Checking resource monitor in Win 7 just now shows of my 8192Mb of RAM there is only 332Mb free, with 6373Mb being used for caching. With that large a cache it is more likely that when i launch a program its exe and .dlls will be already loaded and waiting on me thus speeding up performance. While you are correct that with modern desktops that extra caching simply won't be felt by most i could really tell a difference in my netbook when i went from 2Gb to 8Gb thanks to the larger cache and superfetch. I got around an extra 40 minutes on my battery, from 5:30 to a little over 6:15 simply because that much larger cache and superfetch keeping my apps loaded meant the drive could stay spun down more.
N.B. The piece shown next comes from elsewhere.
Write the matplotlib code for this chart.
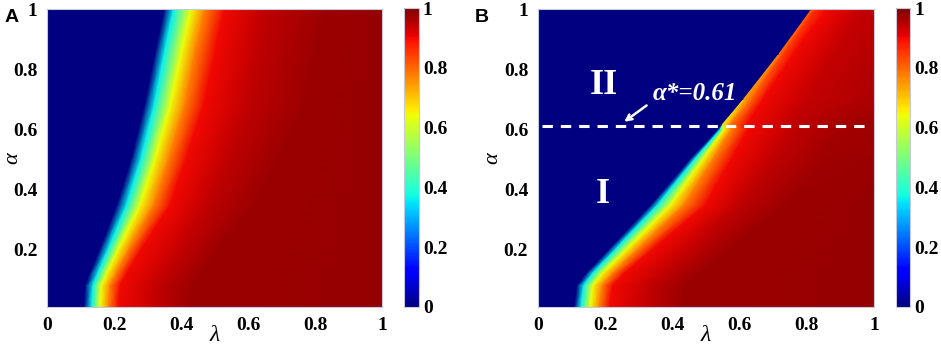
import matplotlib
matplotlib.use("Agg")
import matplotlib.pyplot as plt
import numpy as np

# rows of alpha, and for each row the lambda where the colour reaches each level
alpha_a = [0.01, 0.08, 0.12, 0.2, 0.35, 0.5, 0.68, 0.85, 1.0]
lam_a = [
    [0, 0.110, 0.133, 0.158, 0.183, 0.213, 0.33, 0.43, 1],
    [0, 0.114, 0.137, 0.162, 0.187, 0.218, 0.335, 0.435, 1],
    [0, 0.127, 0.151, 0.178, 0.205, 0.237, 0.36, 0.46, 1],
    [0, 0.157, 0.182, 0.212, 0.243, 0.28, 0.41, 0.51, 1],
    [0, 0.209, 0.238, 0.278, 0.318, 0.368, 0.48, 0.62, 1],
    [0, 0.251, 0.28, 0.322, 0.362, 0.415, 0.54, 0.69, 1],
    [0, 0.291, 0.32, 0.368, 0.41, 0.468, 0.6, 0.77, 1],
    [0, 0.322, 0.35, 0.40, 0.44, 0.50, 0.63, 0.80, 1],
    [0, 0.350, 0.378, 0.43, 0.47, 0.53, 0.65, 0.83, 1],
]
levels_a = [0, 0, 0.36, 0.64, 0.77, 0.9, 0.945, 0.975, 0.98]

alpha_b = [0.01, 0.08, 0.12, 0.2, 0.35, 0.5, 0.6, 0.615, 0.7, 0.85, 1.0]
lam_b = [
    [0, 0.108, 0.128, 0.156, 0.182, 0.213, 0.33, 0.43, 1],
    [0, 0.116, 0.136, 0.163, 0.19, 0.222, 0.34, 0.44, 1],
    [0, 0.142, 0.162, 0.19, 0.22, 0.255, 0.38, 0.48, 1],
    [0, 0.21, 0.23, 0.262, 0.295, 0.34, 0.46, 0.57, 1],
    [0, 0.337, 0.357, 0.395, 0.435, 0.5, 0.6, 0.74, 1],
    [0, 0.452, 0.466, 0.49, 0.52, 0.575, 0.7, 0.85, 1],
    [0, 0.535, 0.543, 0.553, 0.575, 0.625, 0.76, 0.9, 1],
    [0, 0.546, 0.549, 0.552, 0.57, 0.62, 0.76, 0.9, 1],
    [0, 0.61, 0.613, 0.616, 0.635, 0.67, 0.8, 0.95, 1],
    [0, 0.715, 0.718, 0.721, 0.73, 0.76, 0.88, 0.99, 1],
    [0, 0.813, 0.816, 0.819, 0.826, 0.86, 0.95, 0.995, 1],
]
val_b = [
    [0, 0, 0.36, 0.64, 0.77, 0.9, 0.945, 0.975, 0.98],
    [0, 0, 0.36, 0.64, 0.77, 0.9, 0.945, 0.975, 0.98],
    [0, 0, 0.36, 0.64, 0.77, 0.9, 0.945, 0.975, 0.98],
    [0, 0, 0.36, 0.64, 0.77, 0.9, 0.945, 0.975, 0.98],
    [0, 0, 0.36, 0.64, 0.77, 0.9, 0.945, 0.975, 0.98],
    [0, 0, 0.36, 0.64, 0.77, 0.9, 0.945, 0.97, 0.975],
    [0, 0, 0.36, 0.64, 0.77, 0.9, 0.945, 0.965, 0.97],
    [0, 0, 0.6, 0.66, 0.77, 0.9, 0.945, 0.965, 0.97],
    [0, 0, 0.7, 0.74, 0.8, 0.9, 0.94, 0.955, 0.96],
    [0, 0, 0.78, 0.8, 0.84, 0.9, 0.94, 0.95, 0.955],
    [0, 0, 0.82, 0.83, 0.86, 0.9, 0.935, 0.945, 0.95],
]

alpha_star = 0.61
ticks = [0, 0.2, 0.4, 0.6, 0.8, 1]
tick_labels = ["0", "0.2", "0.4", "0.6", "0.8", "1"]
ytick_vals = [0.2, 0.4, 0.6, 0.8, 1]
ytick_labels = ["0.2", "0.4", "0.6", "0.8", "1"]

SERIF = "Liberation Serif"
edge_col = "#c8c8dc"

fig = plt.figure(figsize=(9.41, 3.48), dpi=100)


def draw_panel(ax_rect, cax_rect, alphas, lams, vals, letter, letter_x, ylab_x):
    ax = fig.add_axes(ax_rect)
    cax = fig.add_axes(cax_rect)
    X = np.array(lams, dtype=float)
    Y = np.repeat(np.array(alphas)[:, None], X.shape[1], axis=1)
    C = np.array(vals, dtype=float)
    m = ax.pcolormesh(X, Y, C, cmap="jet", vmin=0, vmax=1, shading="gouraud")
    ax.set_xlim(0, 1)
    ax.set_ylim(0.01, 1)
    ax.set_xticks(ticks)
    ax.set_xticklabels(tick_labels, fontfamily=SERIF, fontweight="bold", fontsize=14)
    ax.set_yticks(ytick_vals)
    ax.set_yticklabels(ytick_labels, fontfamily=SERIF, fontweight="bold", fontsize=14)
    ax.tick_params(length=0, pad=7)
    for s in ax.spines.values():
        s.set_color(edge_col)
        s.set_linewidth(0.8)
    ax.set_xlabel("λ", fontfamily=SERIF, fontstyle="italic", fontsize=17, labelpad=-6)
    ax.set_ylabel("α", fontfamily=SERIF, fontstyle="italic", fontsize=16)
    ax.yaxis.set_label_coords(ylab_x, 0.5)

    cb = fig.colorbar(m, cax=cax, ticks=ticks)
    cb.ax.set_yticklabels(tick_labels, fontfamily=SERIF, fontweight="bold", fontsize=14)
    cb.ax.tick_params(length=0, pad=3)
    cb.outline.set_edgecolor(edge_col)
    cb.outline.set_linewidth(0.8)

    fig.text(letter_x, 0.975, letter, fontfamily="Liberation Sans", fontweight="bold",
             fontsize=14, va="top", ha="left")
    return ax


ax_a = draw_panel([0.050, 0.118, 0.356, 0.856], [0.429, 0.118, 0.016, 0.859],
                  alpha_a, lam_a, [levels_a] * len(alpha_a), "A", 0.005, -0.075)
ax_b = draw_panel([0.5717, 0.118, 0.357, 0.856], [0.952, 0.118, 0.0155, 0.859],
                  alpha_b, lam_b, val_b, "B", 0.505, -0.105)

# annotations in panel B
ax_b.plot([0.012, 0.975], [alpha_star, alpha_star], color="white", lw=2.2,
          dashes=(3.4, 2.6))
ax_b.annotate("", xy=(0.25, 0.62), xytext=(0.33, 0.685),
              arrowprops=dict(arrowstyle="->", color="white", lw=1.8))
ax_b.text(0.34, 0.72, "α*=0.61", color="white", fontfamily=SERIF, fontweight="bold",
          fontstyle="italic", fontsize=18, va="center", ha="left")
ax_b.text(0.195, 0.745, "II", color="white", fontfamily=SERIF, fontweight="bold",
          fontsize=26, va="center", ha="center")
ax_b.text(0.193, 0.385, "I", color="white", fontfamily=SERIF, fontweight="bold",
          fontsize=26, va="center", ha="center")

fig.savefig("out.png", dpi=100)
One thing i don't know why the Linux guys haven't ripped off yet is the new UI tweaks like jumplists and breadcrumbs. Frankly once you've used jumplists and breadcrumbs going back to the old way of file management feels like a real step back. With breadcrumbs I can instantly jump through a file tree without having to drill up or down through folders, and having nearly every app have the last 10 things you did instantly accessible simply by right clicking on the icon is just too damned nice.
ACs don't waste your time replying, your posts are never seen by me.
Of course. Not too long ago, all netbooks were still 32-bit. Those devices haven't magically become 64-bit systems.
I am not devoid of humor.
I use the file manager 3 or 4 times a month. Maybe that is part of it.